When you look up at the sky to see a solar eclipse, you are staring directly at the sun. If you don’t know already; staring directly at the sun is extremely harmful for your eyes and can cause serious damage and blindness. The sunlight will be focused onto a very small spot on the back of your retina and fry your eyes. There aren’t any pain sensors back there, so you won’t even know that it is happening.
Some ways of looking at an eclipse safely are using quality welding goggles, special solar filters, or using the pinhole projection method. This can be done by taking two sheets of white cardboard and poking a small pin-hole in the middle of one of the boards. Then hold the second board below it and an inverted image of the sun crescent will be projected onto the second board through the pinhole of the first. Be sure that your back is to the sun the whole time and that you don’t look through the pinhole. You may need to adjust the distance of the boards in order to get the best image.

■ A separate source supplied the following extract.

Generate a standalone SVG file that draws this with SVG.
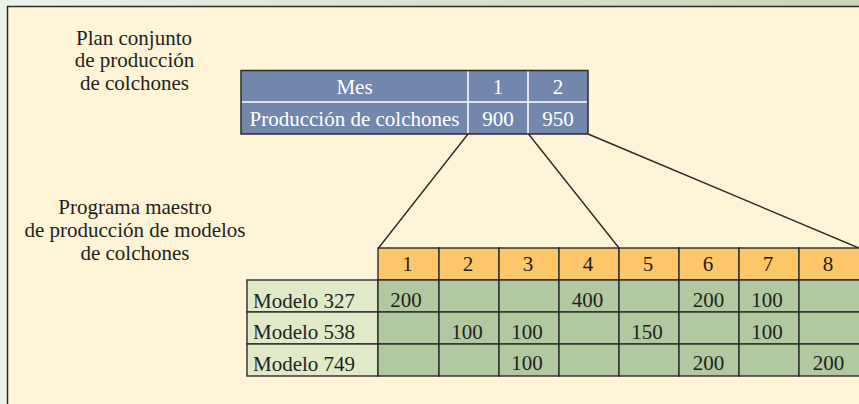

There are also different kinds of filter lenses that you can put on telescopes and binoculars so you can get a nice close up view of the sun without damaging your vision.
There is only danger in looking directly at a SOLAR eclipse. These types of eclipses involve looking right up at the position of the sun for several minutes at a time. LUNAR eclipses on the other hand are perfectly safe to view with the naked eye. The light from the moon during a lunar eclipse is actually just a fraction of the brightness of a regular full moon, so it’s perfectly fine to look at without any kind of protection.